In B.C., forestry issues are usually included in the political debates with the recent discussions on old growth forests being a good example.
I have also been challenged by the recent series on CBC radio. As described in the first program: “With each day, more of us become entrenched in our own camps. We live inside our own social bubbles. Yet with the pandemic, climate change, the financial markets — we’re more connected to each other than ever. IDEAS launches a new series with a search for the Common Good. And it begins by asking one basic question: What do we owe each other?
In the first episode, host Nahlah Ayed speaks to British/Polish/Australian public philosopher, Roman Krznaric, author of The Good Ancestor. He makes the case for long-term thinking about our ‘common good’ at a time defined by short-term thinking. He argues that deep empathy for future generations is vital to our survival as a species. During the discussions another author is introduced who published an article entitled Intergenerational Solidarity Index. which is a measure of how much different nations provide for the well being of future generations.
The index has been developed by Jamie McQuilkin and was first published in 2018 in the peer-reviewed journal Intergenerational Justice Review. In 2020, a significantly revised and updated version of the index was published in The Good Ancestor along with analysis by McQuilkin and Krznaric.
The index is made up of nine indicators of environmental, social and economic solidarity and covers 122 nations and over 91 per cent of the world’s population. Each country is given a score ranging from one (low intergenerational solidarity) to 100 (high intergenerational solidarity).”
The nine indicators are drawn from national-level statistics: 1.) forest degradation rate, 2.) share of low-carbon energy consumption, 3.) carbon footprint in the environmental dimension; 4.) adjusted net savings, 5.) current account balance, 6.) wealth in equality in the economic dimension; 7.) primary pupil-teacher ratio, 8.) fertility rate, 9.) GDP-adjusted child mortality in the social dimension. The top six countries are the following: Iceland, Sweden, Nepal, Switzerland, Denmark, Hungary and France with Canada in the 56th position.

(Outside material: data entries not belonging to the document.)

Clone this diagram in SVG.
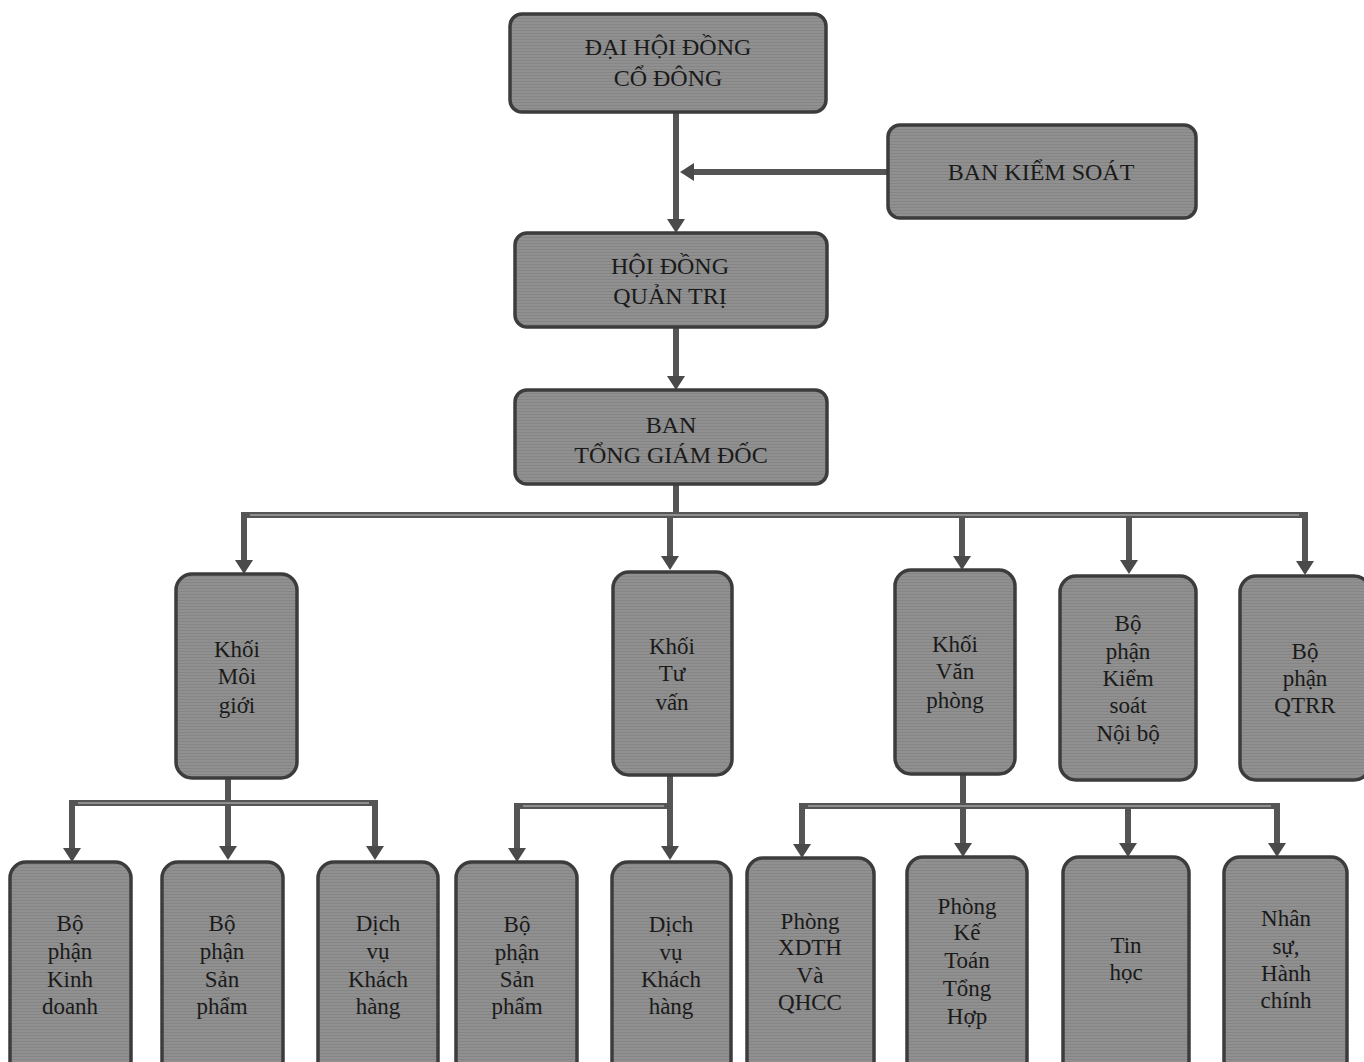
<svg xmlns="http://www.w3.org/2000/svg" width="1364" height="1062" viewBox="0 0 1364 1062">
<style>
.box{fill:url(#tex);stroke:#3c3c3c;stroke-width:3.5}
.t{font-family:"Liberation Serif","Times New Roman","DejaVu Serif",serif;fill:#1a1a1a;text-anchor:middle}
.big{font-size:24px}
.sm{font-size:23px}
.ln{fill:none;stroke:#555;stroke-width:6;stroke-linejoin:miter}
.in{fill:none;stroke:#8e8e8e;stroke-width:2}
</style>
<defs>
<pattern id="tex" patternUnits="userSpaceOnUse" width="6" height="3">
<rect width="6" height="3" fill="#909090"/>
<rect y="0" width="6" height="1" fill="#858585"/>
</pattern>
<marker id="ah" markerUnits="userSpaceOnUse" viewBox="0 0 14 18" markerWidth="14" markerHeight="18" refX="5" refY="9" orient="auto">
<path d="M0,0 L14,9 L0,18 z" fill="#4a4a4a"/>
</marker>
</defs>
<rect width="1364" height="1062" fill="#fff"/>

<g id="connectors">
<path class="ln" d="M676,112 V224" marker-end="url(#ah)"/>
<path class="ln" d="M888,172 H689" marker-end="url(#ah)"/>
<path class="ln" d="M676,327 V381" marker-end="url(#ah)"/>
<path class="ln" d="M676,484 V515"/>
<path class="ln" d="M244,515 H1305"/>
<path class="ln" d="M244,512 V565" marker-end="url(#ah)"/>
<path class="ln" d="M1305,512 V566" marker-end="url(#ah)"/>
<path class="ln" d="M670,515 V561" marker-end="url(#ah)"/>
<path class="ln" d="M962,515 V561" marker-end="url(#ah)"/>
<path class="ln" d="M1129,515 V565" marker-end="url(#ah)"/>
<path class="in" d="M250,515 H1299"/>
<path class="ln" d="M228,778 V851" marker-end="url(#ah)"/>
<path class="ln" d="M72,803 H375"/>
<path class="ln" d="M72,800 V853" marker-end="url(#ah)"/>
<path class="ln" d="M375,800 V851" marker-end="url(#ah)"/>
<path class="in" d="M78,803 H369"/>
<path class="ln" d="M670,775 V851" marker-end="url(#ah)"/>
<path class="ln" d="M517,806 H670"/>
<path class="ln" d="M517,803 V853" marker-end="url(#ah)"/>
<path class="in" d="M523,806 H664"/>
<path class="ln" d="M963,774 V848" marker-end="url(#ah)"/>
<path class="ln" d="M802,806 H1277"/>
<path class="ln" d="M802,803 V849" marker-end="url(#ah)"/>
<path class="ln" d="M1277,803 V848" marker-end="url(#ah)"/>
<path class="ln" d="M1128,806 V848" marker-end="url(#ah)"/>
<path class="in" d="M808,806 H1271"/>
</g>

<g id="dhdcd"><rect class="box" x="510" y="14" width="316" height="98" rx="12"/>
<text class="t big" x="668" y="55">ĐẠI HỘI ĐỒNG</text><text class="t big" x="668" y="86">CỔ ĐÔNG</text></g>
<g id="bks"><rect class="box" x="888" y="125" width="308" height="93" rx="12"/>
<text class="t big" x="1041" y="180">BAN KIỂM SOÁT</text></g>
<g id="hdqt"><rect class="box" x="515" y="233" width="312" height="94" rx="12"/>
<text class="t big" x="670" y="274">HỘI ĐỒNG</text><text class="t big" x="670" y="304">QUẢN TRỊ</text></g>
<g id="btgd"><rect class="box" x="515" y="390" width="312" height="94" rx="12"/>
<text class="t big" x="671" y="433">BAN</text><text class="t big" x="671" y="463">TỔNG GIÁM ĐỐC</text></g>

<g id="khoi-moigioi"><rect class="box" x="176" y="574" width="121" height="204" rx="16"/>
<text class="t sm" x="237" y="657">Khối</text><text class="t sm" x="237" y="684">Môi</text><text class="t sm" x="237" y="713">giới</text></g>
<g id="khoi-tuvan"><rect class="box" x="613" y="572" width="119" height="203" rx="16"/>
<text class="t sm" x="672" y="654">Khối</text><text class="t sm" x="672" y="681">Tư</text><text class="t sm" x="672" y="710">vấn</text></g>
<g id="khoi-vanphong"><rect class="box" x="895" y="570" width="120" height="204" rx="16"/>
<text class="t sm" x="955" y="652">Khối</text><text class="t sm" x="955" y="679">Văn</text><text class="t sm" x="955" y="708">phòng</text></g>
<g id="bp-ksnb"><rect class="box" x="1060" y="576" width="136" height="204" rx="16"/>
<text class="t sm" x="1128" y="631">Bộ</text><text class="t sm" x="1128" y="659">phận</text><text class="t sm" x="1128" y="686">Kiểm</text><text class="t sm" x="1128" y="713">soát</text><text class="t sm" x="1128" y="741">Nội bộ</text></g>
<g id="bp-qtrr"><rect class="box" x="1240" y="576" width="130" height="204" rx="16"/>
<text class="t sm" x="1305" y="659">Bộ</text><text class="t sm" x="1305" y="686">phận</text><text class="t sm" x="1305" y="713">QTRR</text></g>

<g id="bp-kinhdoanh"><rect class="box" x="10" y="862" width="121" height="215" rx="16"/>
<text class="t sm" x="70" y="931">Bộ</text><text class="t sm" x="70" y="959">phận</text><text class="t sm" x="70" y="987">Kinh</text><text class="t sm" x="70" y="1014">doanh</text></g>
<g id="bp-sanpham-1"><rect class="box" x="162" y="862" width="121" height="215" rx="16"/>
<text class="t sm" x="222" y="931">Bộ</text><text class="t sm" x="222" y="959">phận</text><text class="t sm" x="222" y="987">Sản</text><text class="t sm" x="222" y="1014">phẩm</text></g>
<g id="dvkh-1"><rect class="box" x="318" y="862" width="120" height="215" rx="16"/>
<text class="t sm" x="378" y="931">Dịch</text><text class="t sm" x="378" y="959">vụ</text><text class="t sm" x="378" y="987">Khách</text><text class="t sm" x="378" y="1014">hàng</text></g>
<g id="bp-sanpham-2"><rect class="box" x="456" y="862" width="121" height="215" rx="16"/>
<text class="t sm" x="517" y="932">Bộ</text><text class="t sm" x="517" y="960">phận</text><text class="t sm" x="517" y="987">Sản</text><text class="t sm" x="517" y="1014">phẩm</text></g>
<g id="dvkh-2"><rect class="box" x="612" y="862" width="119" height="215" rx="16"/>
<text class="t sm" x="671" y="932">Dịch</text><text class="t sm" x="671" y="960">vụ</text><text class="t sm" x="671" y="987">Khách</text><text class="t sm" x="671" y="1014">hàng</text></g>
<g id="phong-xdth"><rect class="box" x="747" y="858" width="127" height="219" rx="16"/>
<text class="t sm" x="810" y="929">Phòng</text><text class="t sm" x="810" y="955">XDTH</text><text class="t sm" x="810" y="983">Và</text><text class="t sm" x="810" y="1010">QHCC</text></g>
<g id="phong-ketoan"><rect class="box" x="907" y="857" width="120" height="220" rx="16"/>
<text class="t sm" x="967" y="914">Phòng</text><text class="t sm" x="967" y="940">Kế</text><text class="t sm" x="967" y="968">Toán</text><text class="t sm" x="967" y="996">Tổng</text><text class="t sm" x="967" y="1024">Hợp</text></g>
<g id="tinhoc"><rect class="box" x="1063" y="857" width="126" height="220" rx="16"/>
<text class="t sm" x="1126" y="953">Tin</text><text class="t sm" x="1126" y="980">học</text></g>
<g id="nhansu"><rect class="box" x="1224" y="857" width="123" height="220" rx="16"/>
<text class="t sm" x="1286" y="926">Nhân</text><text class="t sm" x="1286" y="954">sự,</text><text class="t sm" x="1286" y="981">Hành</text><text class="t sm" x="1286" y="1008">chính</text></g>
</svg>
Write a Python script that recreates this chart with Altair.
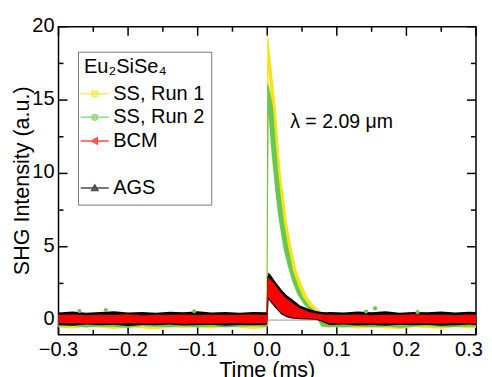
import altair as alt
import pandas as pd

FONT = "Liberation Sans"

# ---------------- data ----------------
SERIES = ["SS, Run 1", "SS, Run 2", "BCM", " ", "AGS"]
COLORS = ["#f7e21b", "#66c84f", "#ff0000", "transparent", "#000000"]
SHAPES = [
    "M-2,0H2M-0.4,-0.4H0.4V0.4H-0.4Z",
    "M-2,0H2M0.4,0A0.4,0.4,0,1,1,-0.4,0A0.4,0.4,0,1,1,0.4,0Z",
    "M-2,0H2M-0.45,0L0.35,-0.45L0.35,0.45Z",
    "M0,0",
    "M-2,0H2M0,-0.45L0.45,0.35L-0.45,0.35Z",
]
LEGEND_TITLE = "Eu\u2082SiSe\u2084"

# time grid of the noisy baselines (ms)
T_LEFT = [-0.30, -0.28, -0.26, -0.24, -0.22, -0.20, -0.18, -0.16, -0.14, -0.12,
          -0.10, -0.08, -0.06, -0.04, -0.02, -0.001]
T_RIGHT = [0.09, 0.11, 0.13, 0.15, 0.17, 0.19, 0.21, 0.23, 0.25, 0.27, 0.29, 0.30]

# SS, Run 1 (yellow): upper / lower envelope of the noisy trace
Y1_L_HI = [0.36, 0.31, 0.38, 0.30, 0.35, 0.33, 0.37, 0.31, 0.34, 0.36, 0.30, 0.35, 0.33, 0.38, 0.32, 0.35]
Y1_L_LO = [-0.50, -0.57, -0.47, -0.53, -0.60, -0.49, -0.55, -0.62, -0.48, -0.54, -0.51, -0.58, -0.46, -0.53, -0.60, -0.50]
Y1_D_T = [0.0, 0.002, 0.006, 0.012, 0.019, 0.028, 0.035, 0.042, 0.050, 0.058, 0.066, 0.075, 0.082]
Y1_D_HI = [19.5, 19.1, 17.2, 14.6, 10.2, 6.8, 4.9, 3.4, 2.4, 1.55, 1.05, 0.65, 0.45]
Y1_D_LO = [-0.5, 17.0, 14.0, 10.0, 7.0, 4.6, 3.3, 2.3, 1.5, 1.0, 0.6, 0.2, -0.50]
Y1_R_HI = [0.34, 0.37, 0.31, 0.36, 0.33, 0.38, 0.30, 0.35, 0.32, 0.37, 0.34, 0.33]
Y1_R_LO = [-0.52, -0.47, -0.58, -0.50, -0.55, -0.61, -0.48, -0.54, -0.59, -0.49, -0.56, -0.52]

# SS, Run 2 (green)
G_L_HI = [0.40, 0.44, 0.38, 0.42, 0.41, 0.37, 0.43, 0.39, 0.36, 0.44, 0.40, 0.38, 0.42, 0.37, 0.41, 0.39]
G_L_LO = [-0.45, -0.40, -0.50, -0.43, -0.47, -0.52, -0.41, -0.46, -0.49, -0.42, -0.48, -0.44, -0.51, -0.45, -0.40, -0.47]
G_D_T = [0.0, 0.002, 0.005, 0.008, 0.0115, 0.0155, 0.020, 0.0237, 0.030, 0.037, 0.044, 0.0515, 0.060, 0.068, 0.078]
G_D_HI = [16.2, 16.0, 15.3, 14.6, 12.5, 10.2, 8.2, 6.8, 5.0, 3.4, 2.4, 1.55, 1.0, 0.65, 0.45]
G_D_LO = [-0.45, 14.0, 12.0, 10.5, 8.8, 7.2, 5.8, 4.8, 3.6, 2.5, 1.7, 1.15, 0.7, 0.4, -0.45]
G_R_HI = [0.41, 0.38, 0.43, 0.39, 0.42, 0.37, 0.40, 0.44, 0.38, 0.41, 0.39, 0.40]
G_R_LO = [-0.46, -0.50, -0.42, -0.48, -0.44, -0.52, -0.45, -0.41, -0.49, -0.47, -0.43, -0.46]

# AGS (black)
K_L_HI = [0.52, 0.58, 0.50, 0.55, 0.60, 0.52, 0.56, 0.50, 0.57, 0.53, 0.61, 0.52, 0.55, 0.50, 0.56, 0.54]
K_L_LO = [-0.33, -0.38, -0.30, -0.35, -0.32, -0.40, -0.33, -0.36, -0.30, -0.37, -0.34, -0.31, -0.38, -0.33, -0.35, -0.32]
K_D_T = [0.0, 0.002, 0.006, 0.012, 0.020, 0.028, 0.035, 0.047, 0.060, 0.070, 0.078, 0.085]
K_D_HI = [2.9, 3.25, 3.0, 2.6, 2.1, 1.7, 1.45, 1.0, 0.75, 0.62, 0.56, 0.54]
K_D_LO = [-0.32, 1.4, 1.15, 0.8, 0.4, 0.2, 0.1, 0.06, 0.04, 0.02, -0.10, -0.25]
K_R_HI = [0.55, 0.51, 0.58, 0.53, 0.60, 0.50, 0.56, 0.54, 0.59, 0.52, 0.57, 0.55]
K_R_LO = [-0.34, -0.30, -0.37, -0.33, -0.39, -0.31, -0.36, -0.32, -0.38, -0.35, -0.30, -0.34]

# BCM (red)
R_L_HI = [0.35, 0.38, 0.33, 0.36, 0.34, 0.39, 0.32, 0.36, 0.35, 0.38, 0.33, 0.37, 0.34, 0.36, 0.38, 0.35]
R_L_LO = [-0.22, -0.20, -0.25, -0.21, -0.23, -0.19, -0.24, -0.22, -0.20, -0.25, -0.21, -0.23, -0.19, -0.22, -0.24, -0.21]
R_D_T = [0.0, 0.001, 0.006, 0.012, 0.020, 0.028, 0.035, 0.047, 0.060, 0.070, 0.078, 0.085]
R_D_HI = [2.6, 2.9, 2.7, 2.35, 1.85, 1.45, 1.2, 0.8, 0.55, 0.45, 0.40, 0.37]
R_D_LO = [-0.21, 1.55, 1.28, 0.92, 0.5, 0.3, 0.19, 0.13, 0.10, 0.08, -0.02, -0.15]
R_R_HI = [0.36, 0.34, 0.38, 0.33, 0.37, 0.35, 0.39, 0.34, 0.36, 0.33, 0.38, 0.35]
R_R_LO = [-0.22, -0.24, -0.20, -0.23, -0.21, -0.25, -0.19, -0.22, -0.24, -0.20, -0.23, -0.21]

# isolated green points above the baseline band
OUT_T = [-0.27, -0.232, -0.105, 0.142, 0.155, 0.216]
OUT_Y = [0.62, 0.68, 0.60, 0.58, 0.80, 0.55]

# peak of each trace (carries the legend)
PEAK_SERIES = ["SS, Run 1", "SS, Run 2", "BCM", "AGS"]
PEAK_T = [0.001, 0.001, 0.001, 0.002]
PEAK_Y = [19.5, 16.2, 2.9, 3.25]

ZERO = [0.0]

ANN_T = [0.033]
ANN_Y = [13.5]
ANN_TEXT = ["\u03bb = 2.09 \u03bcm"]

# axes: ticks, tick labels and titles
X_MAJOR = [-0.3, -0.2, -0.1, 0.0, 0.1, 0.2, 0.3]
X_LABELS = ["\u22120.3", "\u22120.2", "\u22120.1", "0.0", "0.1", "0.2", "0.3"]
X_MINOR = [-0.25, -0.15, -0.05, 0.05, 0.15, 0.25]
Y_MAJOR = [0, 5, 10, 15, 20]
Y_LABELS = ["0", "5", "10", "15", "20"]
Y_MINOR = [2.5, 7.5, 12.5, 17.5]
X_DOMAIN = [-0.3, 0.3]
Y_DOMAIN = [-1.0, 20.0]
X_TITLE = "Time (ms)"
Y_TITLE = "SHG Intensity (a.u.)"

# the page shrinks the chart by S to fit its width; every pixel size is given as px / S
S = 0.98


def px(v):
    return v / S


W, H = px(417.5), px(308)
MAJOR_LEN, MINOR_LEN = px(9), px(5)
LW = px(1.5)


# ---------------- build tables ----------------
def trace(name, lhi, llo, dt, dhi, dlo, rhi, rlo):
    return pd.DataFrame({
        "series": name,
        "t": T_LEFT + dt + T_RIGHT,
        "lo": llo + dlo + rlo,
        "hi": lhi + dhi + rhi,
    })


df_y1 = trace("SS, Run 1", Y1_L_HI, Y1_L_LO, Y1_D_T, Y1_D_HI, Y1_D_LO, Y1_R_HI, Y1_R_LO)
df_g = trace("SS, Run 2", G_L_HI, G_L_LO, G_D_T, G_D_HI, G_D_LO, G_R_HI, G_R_LO)
df_k = trace("AGS", K_L_HI, K_L_LO, K_D_T, K_D_HI, K_D_LO, K_R_HI, K_R_LO)
df_r = trace("BCM", R_L_HI, R_L_LO, R_D_T, R_D_HI, R_D_LO, R_R_HI, R_R_LO)
df_out = pd.DataFrame({"t": OUT_T, "y": OUT_Y})
df_peak = pd.DataFrame({"series": PEAK_SERIES, "t": PEAK_T, "y": PEAK_Y})
df_zero = pd.DataFrame({"y": ZERO})
df_ann = pd.DataFrame({"t": ANN_T, "y": ANN_Y, "label": ANN_TEXT})
df_xlab = pd.DataFrame({"v": X_MAJOR, "label": X_LABELS})
df_ylab = pd.DataFrame({"v": Y_MAJOR, "label": Y_LABELS})
df_xtitle = pd.DataFrame({"v": [sum(X_DOMAIN) / 2], "label": [X_TITLE]})
df_ytitle = pd.DataFrame({"v": [sum(Y_DOMAIN) / 2], "label": [Y_TITLE]})

X_SCALE = alt.Scale(domain=X_DOMAIN, nice=False, zero=False)
Y_SCALE = alt.Scale(domain=Y_DOMAIN, nice=False, zero=False)


def X(field):
    return alt.X(field, type="quantitative", scale=X_SCALE, axis=None)


def Y(field):
    return alt.Y(field, type="quantitative", scale=Y_SCALE, axis=None)


def band(df, color):
    return alt.Chart(df).mark_area(color=color, opacity=1, interpolate="linear").encode(
        x=X("t"), y=Y("lo"), y2="hi:Q",
    )


def xticks(values, length, side):
    y0, y1 = (H, H - length) if side == "bottom" else (0, length)
    return alt.Chart(pd.DataFrame({"v": values})).mark_rule(color="black", strokeWidth=LW).encode(
        x=X("v"), y=alt.value(y0), y2=alt.value(y1)
    )


def yticks(values, length, side):
    x0, x1 = (0, length) if side == "left" else (W, W - length)
    return alt.Chart(pd.DataFrame({"v": values})).mark_rule(color="black", strokeWidth=LW).encode(
        y=Y("v"), x=alt.value(x0), x2=alt.value(x1)
    )


ticks = [
    xticks(X_MAJOR, MAJOR_LEN, "bottom"), xticks(X_MINOR, MINOR_LEN, "bottom"),
    xticks(X_MAJOR, MAJOR_LEN, "top"), xticks(X_MINOR, MINOR_LEN, "top"),
    yticks(Y_MAJOR, MAJOR_LEN, "left"), yticks(Y_MINOR, MINOR_LEN, "left"),
    yticks(Y_MAJOR, MAJOR_LEN, "right"), yticks(Y_MINOR, MINOR_LEN, "right"),
]

txt = dict(font=FONT, color="black")

# x tick labels (the last one nudged inward so it stays on the page)
xlab_main = alt.Chart(df_xlab).transform_filter("datum.v < 0.25").mark_text(
    align="center", baseline="alphabetic", fontSize=px(20), **txt
).encode(x=X("v"), y=alt.value(H + px(21)), text="label:N")
xlab_last = alt.Chart(df_xlab).transform_filter("datum.v > 0.25").mark_text(
    align="center", baseline="alphabetic", fontSize=px(20), dx=px(-7), **txt
).encode(x=X("v"), y=alt.value(H + px(21)), text="label:N")
ylab = alt.Chart(df_ylab).mark_text(
    align="right", baseline="middle", fontSize=px(20), dy=px(-1), **txt
).encode(y=Y("v"), x=alt.value(px(-4)), text="label:N")
xtitle = alt.Chart(df_xtitle).mark_text(
    align="center", baseline="alphabetic", fontSize=px(21.5), **txt
).encode(x=X("v"), y=alt.value(H + px(42)), text="label:N")
ytitle = alt.Chart(df_ytitle).mark_text(
    align="center", baseline="alphabetic", fontSize=px(21.5), angle=270, **txt
).encode(y=Y("v"), x=alt.value(px(-30)), text="label:N")

zero_rule = alt.Chart(df_zero).mark_rule(color="#9a9a9a", strokeWidth=px(1)).encode(y=Y("y"))

yellow = band(df_y1, COLORS[0])
green = band(df_g, COLORS[1])
black = band(df_k, COLORS[4])
red = band(df_r, COLORS[2])

outliers = alt.Chart(df_out).mark_point(filled=True, shape="circle", size=px(18) / S,
                                        color=COLORS[1], opacity=1).encode(x=X("t"), y=Y("y"))

legend = alt.Legend(
    title=LEGEND_TITLE, orient="none", legendX=px(19.5), legendY=px(25), direction="vertical",
    padding=px(6), strokeColor="#777777", fillColor="white",
    symbolSize=px(14) ** 2, symbolStrokeWidth=LW, symbolOffset=px(0.75), labelOffset=px(8.5),
    rowPadding=px(3), titlePadding=px(6),
    labelFont=FONT, labelFontSize=px(20), labelColor="black",
    titleFont=FONT, titleFontSize=px(20), titleFontWeight="normal", titleColor="black",
)

peaks = alt.Chart(df_peak).mark_point(filled=True, size=0, strokeWidth=LW).encode(
    x=X("t"), y=Y("y"),
    fill=alt.Fill("series:N", scale=alt.Scale(domain=SERIES, range=COLORS), legend=legend),
    stroke=alt.Stroke("series:N", scale=alt.Scale(domain=SERIES, range=COLORS), legend=legend),
    shape=alt.Shape("series:N", scale=alt.Scale(domain=SERIES, range=SHAPES), legend=legend),
)

annotation = alt.Chart(df_ann).mark_text(align="left", baseline="middle",
                                         fontSize=px(19.5), **txt).encode(
    x=X("t"), y=Y("y"), text="label:N",
)

chart = (
    alt.layer(zero_rule, *ticks, yellow, green, black, red, outliers, peaks, annotation,
              xlab_main, xlab_last, ylab, xtitle, ytitle)
    .properties(
        width=W, height=H,
        padding={"left": px(50.5), "top": px(15), "right": px(8), "bottom": px(46)},
        autosize=alt.AutoSizeParams(type="none"),
        background="white",
    )
    .configure_view(stroke="black", strokeWidth=LW)
)

chart.save("out.html", embed_options={"renderer": "svg", "actions": False})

After reviewing this material you might also consider reading the “Utopia for Realists” by Rutger Bregman who explores topics like universal basic income and a 15 hour work week.
Many readers may be scared off by the author’s controversial topics but you should find some of his material very appropriate for these uncertain times and upcoming elections.
For example, the Canadian city (Dauphin Manitoba; population 13,000) once eradicated poverty. In 1973 the government started on a four-year experiment which provided every family with Mincome (e.g. A family of four got around $19,000 a year no questions asked).
A new government ended the experiment, but fortunately extensive records where made about the experiment and professor Evelyn Forget did a detailed analysis of the data that showed the experiment had been a resounding success relative to other towns that did not get money.
Contrary to predictions school performance improved, total work hours notched down very little, hospitalization decreased by 8.5 per cent, domestic violence and mental health issues were down.
Mincome had made the whole town healthier and the positive impacts were passed onto the next generation. Another interesting story was how Richard Nixon nearly implemented a national basic income if it wasn’t for misleading information supplied by an assistant.
Author Rutger supports his material with over 40 pages of references. So take some time to get informed and make sure you vote.
Jim Hilton is a professional agrologist and forester who has lived and worked in the Cariboo Chilcotin for the past 40 years. Now retired, Hilton still volunteers his skills with local community forests organizations.